Namanya begitu dikenal, namun siapakah yang membuat mahakarya geoglif di Peru ini? Sayangnya hingga sekarang belum ada yang dapat menjawab pertanyaan besar itu. Sejauh ini garis Nazca diperkirakan dibuat sekitar tahun 1 hingga 700 M.
Sebelumnya, tahun 1926 arkeolog asal Peru Toribio Mejia Xesspe juga mempelajari garis Nazca. Karena kesulitan mengidentifikasi dari permukaan tanah, maka penelitian pun sempat terhenti. Akhirnya pada 1939 ilmuwan asal Amerika bernama Paul Kosok menjadi orang pertama yang menemukan kembali garis Nazca.
Sebenarnya keberadaan garis bersejarah ini sudah marak diperbincangkan sejak 1920. Kurun waktu tersebut merupakan era baru bagi penerbangan komersial di Amerika.
Kala itu, para penumpang pesawat terbang yang melintasi Gurun Sechura, lokasi rangkaian geolif Nazca berada mengaku melihat garis samar berbentuk seperti makhluk hidup.
Garis-garis Nazca tersebar dengan total luas hingga 1.000 kilometer persegi. Terdiri dari 800 garis lurus dengan 300 garis geometris membentuk aneka bentuk. Ada yang berbentuk trapesium, garis lurus, persegi panjang, segitiga, dan bentuk melingkar.
Ada pula garis berbentuk orang, wajah, tumbuhan maupun gambar binatang, seperti burung kolibri, laba-laba dan monyet. Ada 70 garis membentuk gambar hewan juga tumbuhan, atau sebutannya biomorphs.

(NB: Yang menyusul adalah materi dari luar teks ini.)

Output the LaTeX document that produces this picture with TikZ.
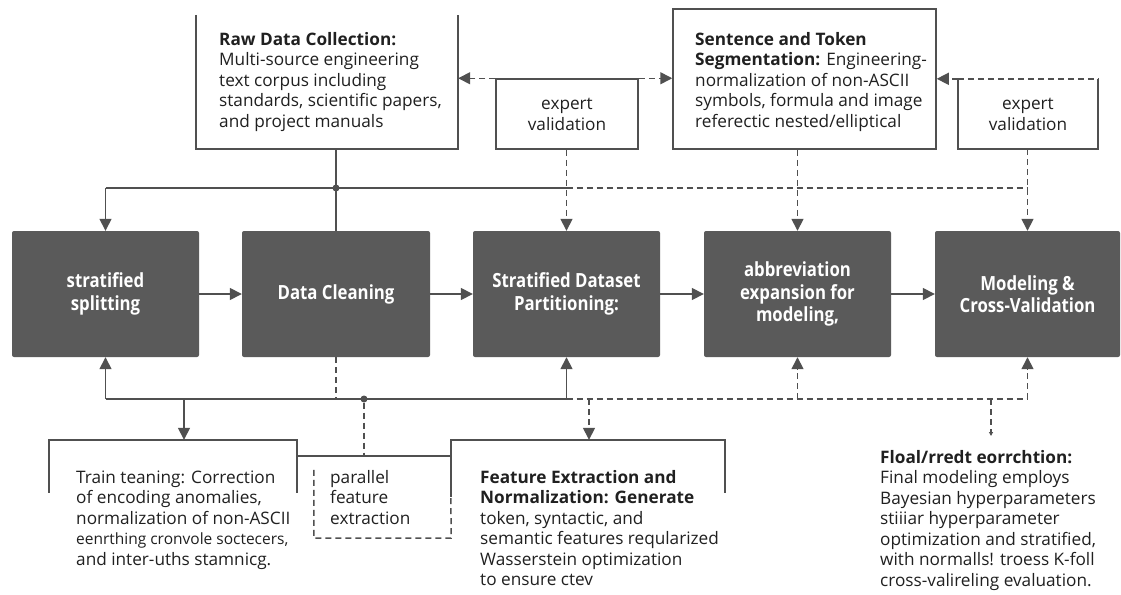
\documentclass[tikz,border=0pt]{standalone}
\usepackage{fontspec}
\setmainfont{Open Sans}
\newfontfamily\boxfont[FakeStretch=0.86]{Open Sans}
\usetikzlibrary{arrows.meta}
\definecolor{lc}{HTML}{505050}
\definecolor{boxfill}{HTML}{5A5A5A}
\definecolor{tc}{HTML}{202020}
\begin{document}
\begin{tikzpicture}[x=1pt,y=-1pt,
  dark/.style={rectangle, rounded corners=2pt, fill=boxfill, draw=none, text=white,
    font=\boxfont\bfseries\fontsize{19.5}{22.5}\selectfont, align=center,
    minimum height=126pt, inner sep=0pt},
  ln/.style={draw=lc, line width=1.5pt},
  dsh/.style={draw=lc, line width=1.5pt, dash pattern=on 6pt off 4pt},
  arr/.style={-{Triangle[width=12pt,length=12pt]}},
  frame/.style={rectangle, inner sep=0pt},
  txtb/.style={anchor=north west, align=left, inner sep=0pt, text=tc,
    font=\fontsize{17.2}{20.5}\selectfont},
  ctr/.style={align=center, inner sep=0pt, text=tc, font=\fontsize{17.2}{21}\selectfont},
  jdot/.style={circle, fill=lc, inner sep=0pt, minimum size=7pt}]
\fill[white] (0,0) rectangle (1121,594);
\useasboundingbox (0,0) rectangle (1121,594);

% main process boxes
\node[dark, minimum width=187pt] (b1) at (105.5,294) {stratified\\splitting};
\node[dark, minimum width=188pt] (b2) at (336,294) {Data Cleaning};
\node[dark, minimum width=187pt] (b3) at (566.5,294) {Stratified Dataset\\Partitioning:};
\node[dark, minimum width=187pt] (b4) at (797.5,294) {abbreviation\\expansion for\\modeling,};
\node[dark, minimum width=185pt] (b5) at (1027.5,294) {Modeling \&\\Cross-Validation};

% top frames
\node[frame, minimum width=262pt, minimum height=134pt] (raw) at (327,82) {};
\draw[ln] (raw.north west) -- (raw.south west) -- (raw.south east) -- (raw.north east);
\node[txtb] (rawtxt) at (219,30.6) {\strut\textbf{Raw Data Collection:}\\Multi-source engineering\\text corpus including\\standards, scientific papers,\\and project manuals};

\node[frame, ln, minimum width=142pt, minimum height=70pt, ctr] (ev1) at (567,114) {expert\\validation};

\node[frame, ln, minimum width=263pt, minimum height=140pt] (sent) at (804.5,79) {};
\node[txtb] (senttxt) at (695,30.6) {\strut\textbf{Sentence and Token}\\\textbf{Segmentation:} Engineering-\\normalization of non-ASCII\\symbols, formula and image\\referectic nested/elliptical};

\node[frame, minimum width=140pt, minimum height=70pt, ctr] (ev2) at (1028,114) {expert\\validation};
\draw[ln] (ev2.north west) -- (ev2.south west) -- (ev2.south east) -- (ev2.north east);
\draw[dsh] (ev2.north west) -- (ev2.north east);

% top dashed feedback
\draw[dsh, arr] (ev1.north west) -- (ev1.north west -| raw.east);
\draw[dsh, arr] (ev1.north east) -- (ev1.north east -| sent.west);
\draw[dsh, arr] (ev2.north west) -- (ev2.north west -| sent.east);

% top bus
\coordinate (ty) at (0,188);
\coordinate (by) at (0,399);
\draw[ln] (b1.north |- ty) -- (b3.north |- ty);
\draw[dsh] (b3.north |- ty) -- (b5.north |- ty);
\draw[ln, arr] (b1.north |- ty) -- (b1.north);
\draw[ln] (raw.south -| b2.north) -- (b2.north);
\node[jdot] (d1) at (b2.north |- ty) {};
\draw[dsh, arr] (ev1.south -| b3.north) -- (b3.north);
\draw[dsh, arr] (sent.south -| b4.north) -- (b4.north);
\draw[dsh, arr] (ev2.south -| b5.north) -- (b5.north);

% horizontal flow
\draw[ln, arr] (b1) -- (b2);
\draw[ln, arr] (b2) -- (b3);
\draw[ln, arr] (b3) -- (b4);
\draw[ln, arr] (b4) -- (b5);

% bottom bus
\draw[ln] (b1.south |- by) -- (b3.south |- by);
\draw[dsh] (b3.south |- by) -- (b5.south |- by);
\draw[ln, arr] (b1.south |- by) -- (b1.south);
\draw[ln, arr] (b3.south |- by) -- (b3.south);
\draw[dsh, arr] (b4.south |- by) -- (b4.south);
\draw[dsh, arr] (b5.south |- by) -- (b5.south);
\draw[dsh] (b2.south) -- (b2.south |- by);
\node[jdot] (d2) at (364,399) {};

% bottom frames
\node[frame, minimum width=248pt, minimum height=150pt] (train) at (173,515) {};
\draw[ln] ([yshift=-53pt]train.north west) -- (train.north west) -- (train.north east) -- ([yshift=-53pt]train.north east);
\node[txtb] (traintxt) at (76,468.6) {\strut Train teaning: Correction\\of encoding anomalies,\\normalization of non-ASCII\\{\fontsize{15.5}{20.5}\selectfont eenrthing cronvole soctecers,}\\and inter-uths stamnicg.};

\node[frame, minimum width=274pt, minimum height=150pt] (feat) at (588,515) {};
\draw[ln] ([yshift=-57pt]feat.north west) -- (feat.north west) -- (feat.north east) -- ([yshift=-53pt]feat.north east);
\node[txtb] (feattxt) at (480,468.6) {\strut\textbf{Feature Extraction and}\\\textbf{Normalization: Generate}\\token, syntactic, and\\semantic features reqularized\\Wasserstein optimization\\to ensure ctev};

\coordinate (ptop) at ([yshift=-16pt]train.north east);
\draw[ln] (ptop) -- (ptop -| feat.west);
\node[frame, minimum width=137pt, minimum height=68pt] (par) at (382.5,504) {};
\draw[dsh] (par.north west) -- (par.south west) -- (par.south east) -- ([yshift=-57pt]feat.north west);
\node[txtb] (partxt) at (330,468.6) {\strut parallel\\feature\\extraction};

\draw[dsh] (d2) -- (d2 |- ptop);
\coordinate (ta) at (184,399);
\draw[ln, arr] (ta) -- (ta |- train.north);
\coordinate (fa) at (589,399);
\draw[dsh, arr] (fa) -- (fa |- feat.north);
\coordinate (fn) at (991,399);
\coordinate (fe) at (991,436);
\draw[dsh, -{Triangle[width=4pt,length=4pt]}] (fn) -- (fe);

\node[txtb] (finaltxt) at (880,448.6) {\strut\textbf{Floal/rredt eorrchtion:}\\Final modeling employs\\Bayesian hyperparameters\\stiiiar hyperparameter\\optimization and stratified,\\with normalls! troess K-foll\\cross-valireling evaluation.};
\end{tikzpicture}
\end{document}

Garis-garis Nazca dikenal pula sebagai rangkaian geoglif. Yakni gambar di tanah yang dibuat dengan ‘mencukil’ batuan maupun tanah untuk menciptakan suatu bentuk datar.
Beragam teori
Tentang siapa yang mengukir tanah di Gurun Sechura, Nazca masih menjadi misteri. Namun beragam teori terus berkembang. Ada yang mengatakan bahwa garis Nazca dibuat sebagai tempat pendaratan alien. Ada pula yang menyebutkan pembuatannya berhubungan dengan tempat mendapatkan air dan kesuburan tanaman.
Johan Reinhard dari National Geographic Explorer sekaligus penulis buku The Nazca Lines: A New Perspective on their Orgin and Meaning mengungkap bahwa gars lurus dan trapesium berhubungan dengan air.
“Tetapi tidak digunakan untuk mencari air, melainkan digunakan dalam kaitannya dengan ritual,” tulisnya. Anthony Aveni penerima penghargaan dari National Geographic menyetujui pendapat tersebut. “Ritual itu kemungkinan suatu kebutuhan kuno untuk menyembah kepada para dewa, atau memohon munculnya air.”
Sementara bentuk laba-laba diyakni sebagai simbol hujan, burung kolibri berarti kesuburan, dan monyet bermakna kelimpahan air.